Round up
Bananas: ACP countries “sacrificed on the altar of liberalisation” says ACP chair, bananas group
The European Commission has sacrificed development to trade liberalisation as a result of the decision to allow a further cut in the duties imposed on bananas imported from Latin America. This is how Gerhard Hiwat, Ambassador for Suriname and chair of the ACP (African, Caribbean and Pacific) working group on bananas, described the decision in a statement he made on 6 April in Brussels. This move was also condemned by African Union Trade Ministers in a declaration they issued on 20 March. The decision could deal a serious blow to Cameroon and Ivory Coast, the main ACP countries exporting bananas to the EU.
A fruit vendor preparing his stall in Merkato market, Addis Ababa, Ethiopia, May 2007.
© Manoocher Deghati/IRIN
The Commission announced a proposal on 12 March that the tariff should be cut from €176 per tonne to €136 by 2011, the idea being to have it taper off to reach €114 per tonne by 2019. The EU institution hopes this measure will help settle its long-running dispute with Latin American banana producers, mainly Ecuador, Colombia and Costa Rica. According to an initial estimate, this cut would mean lost income of “at least €350M” for the ACP banana exporters during the liberalisation period (2009-2019), says Mr Hiwat. The Commission has recommended an aid package of roughly €100M to offset these losses during the 2010-2013 period. This is not enough, say the ACP countries who are calling for the duties to be cut to €150 and frozen at this level for a four-year period, topped off with a set of flanking measures.
Federico Alberto Cuello Camilo, Ambassador for the Dominican Republic, says the current tariffs have not prevented Latin American countries from boosting their exports to the European market, while ACP exporters have witnessed a decline in their market shares. The Dominican official also highlights the fact that the banana trade in Latin America is dominated by the multinationals, whereas in the ACP countries “families are the foundation of our political stability”.

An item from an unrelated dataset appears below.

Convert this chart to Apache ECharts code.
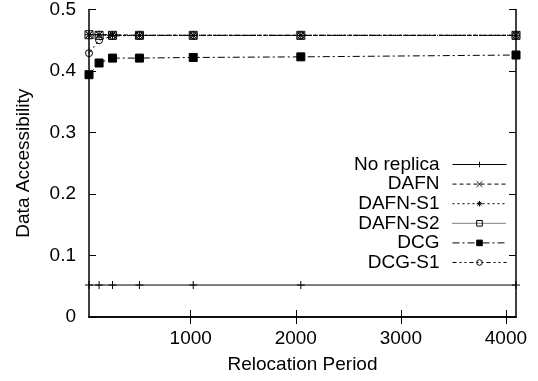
<!DOCTYPE html>
<html><head><meta charset="utf-8">
<script src="https://cdn.jsdelivr.net/npm/echarts@6/dist/echarts.min.js"></script>
<style>html,body{margin:0;padding:0;background:#fff}#c{width:538px;height:381px}</style>
</head><body><div id="c"></div>
<script>
const periods = [32, 128, 256, 512, 1024, 2048, 4096];
const noReplica = [0.052, 0.052, 0.052, 0.052, 0.052, 0.052, 0.052];
const dafn   = [0.459, 0.459, 0.459, 0.458, 0.458, 0.458, 0.458];
const dafnS1 = [0.459, 0.459, 0.458, 0.458, 0.458, 0.458, 0.458];
const dafnS2 = [0.459, 0.458, 0.458, 0.458, 0.458, 0.458, 0.458];
const dcg    = [0.394, 0.413, 0.421, 0.421, 0.422, 0.423, 0.426];
const dcgS1  = [0.429, 0.450, 0.457, 0.458, 0.458, 0.458, 0.458];
const xTicks = [1000, 2000, 3000, 4000];
const yTicks = [0, 0.1, 0.2, 0.3, 0.4, 0.5];

const FONT = 'Liberation Sans';
const FS = 19;
const chart = echarts.init(document.getElementById('c'), null, {renderer: 'canvas'});
const pair = arr => periods.map((p, i) => [p, arr[i]]);
const PLUS = 'path://M0,5L10,5M5,0L5,10';
const CROSS = 'path://M0,0L10,10M10,0L0,10';
const STAR = 'path://M0,5L10,5M5,0L5,10M1.5,1.5L8.5,8.5M8.5,1.5L1.5,8.5';

function mk(name, data, type, symbol, size, fill) {
  return {
    name, type: 'line', data: pair(data), xAxisIndex: 0, yAxisIndex: 0,
    symbol, symbolSize: size, showAllSymbol: true,
    lineStyle: {color: '#000', width: 1, type},
    itemStyle: {color: fill, borderColor: '#000', borderWidth: 1},
    emphasis: {disabled: true}, animation: false
  };
}
const axisLine = {show: true, lineStyle: {color: '#000', width: 1.5}};
const tickStyle = {show: true, inside: true, length: 7, lineStyle: {color: '#000', width: 1}};
chart.setOption({
  animation: false,
  textStyle: {fontFamily: FONT},
  grid: {left: 89, right: 22, top: 8, bottom: 64, containLabel: false},
  xAxis: [
    {type: 'value', min: 32, max: 4096, position: 'bottom',
     name: 'Relocation Period', nameLocation: 'middle', nameGap: 38,
     nameTextStyle: {fontSize: FS, color: '#000', fontFamily: FONT},
     axisLine, splitLine: {show: false},
     axisTick: Object.assign({customValues: xTicks}, tickStyle),
     axisLabel: {customValues: xTicks, fontSize: FS, color: '#000', margin: 12, fontFamily: FONT,
       formatter: v => String(v)}},
    {type: 'value', min: 32, max: 4096, position: 'top',
     axisLine, splitLine: {show: false},
     axisTick: Object.assign({customValues: xTicks}, tickStyle),
     axisLabel: {show: false}}
  ],
  yAxis: [
    {type: 'value', min: 0, max: 0.5, interval: 0.1, position: 'left',
     name: 'Data Accessibility', nameLocation: 'middle', nameGap: 56, nameRotate: 90,
     nameTextStyle: {fontSize: FS, color: '#000', fontFamily: FONT},
     axisLine, splitLine: {show: false}, axisTick: tickStyle,
     axisLabel: {fontSize: FS, color: '#000', margin: 13, fontFamily: FONT,
       customValues: yTicks, formatter: v => String(Math.round(v * 10) / 10)}},
    {type: 'value', min: 0, max: 0.5, interval: 0.1, position: 'right',
     axisLine, splitLine: {show: false}, axisTick: tickStyle, axisLabel: {show: false}}
  ],
  legend: {
    orient: 'vertical', right: 31, top: 155, align: 'right', padding: 0,
    itemWidth: 54, itemHeight: 7, itemGap: 0.6,
    lineStyle: {width: 1},
    itemStyle: {borderWidth: 1},
    textStyle: {fontSize: FS, color: '#000', fontFamily: FONT, lineHeight: 19, padding: [0, 8, 0, 0]},
    inactiveColor: '#000', selectedMode: false,
    data: ['No replica', 'DAFN', 'DAFN-S1', 'DAFN-S2', 'DCG', 'DCG-S1']
  },
  series: [
    mk('No replica', noReplica, 'solid', PLUS, 8, '#000'),
    mk('DAFN', dafn, [4, 3], CROSS, 7, '#000'),
    mk('DAFN-S1', dafnS1, [2, 3], STAR, 8, '#000'),
    mk('DAFN-S2', dafnS2, [1, 1], 'rect', 8, 'transparent'),
    mk('DCG', dcg, [7, 3, 2, 3], 'rect', 8, '#000'),
    mk('DCG-S1', dcgS1, [4, 3, 2, 3, 2, 3], 'circle', 7, 'transparent')
  ]
});
</script></body></html>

According to figures from the Central Organisation of Pineapple, Banana and Mango Producers-Exporters (OCAB), the total level of bananas ACP countries exported to the EU in 2008 (918,376 tonnes) was less than the volume accounted for by Ecuador alone (roughly 1.3M tonnes) and a far cry from the amount exported by Latin America as a whole (3.9M tonnes). ACP banana producers account for one-fifth of bananas exported to the European Union, a percentage that has been remarkably consistent over the last three years, even though the level of banana exports has shown a mild increase.
Cameroon is the leading exporter of ACP bananas (279,530 tonnes in 2008), closely followed by Ivory Coast (216,583 tonnes), and the Dominican Republic (170,406 tonnes). These three countries have signed an Economic Partnership Agreement (EPA) in the form of an interim (for African countries) or a comprehensive pact in the context of Cariforum, in the case of the Dominican Republic, which allows them to export their bananas to the EU free of obstacles.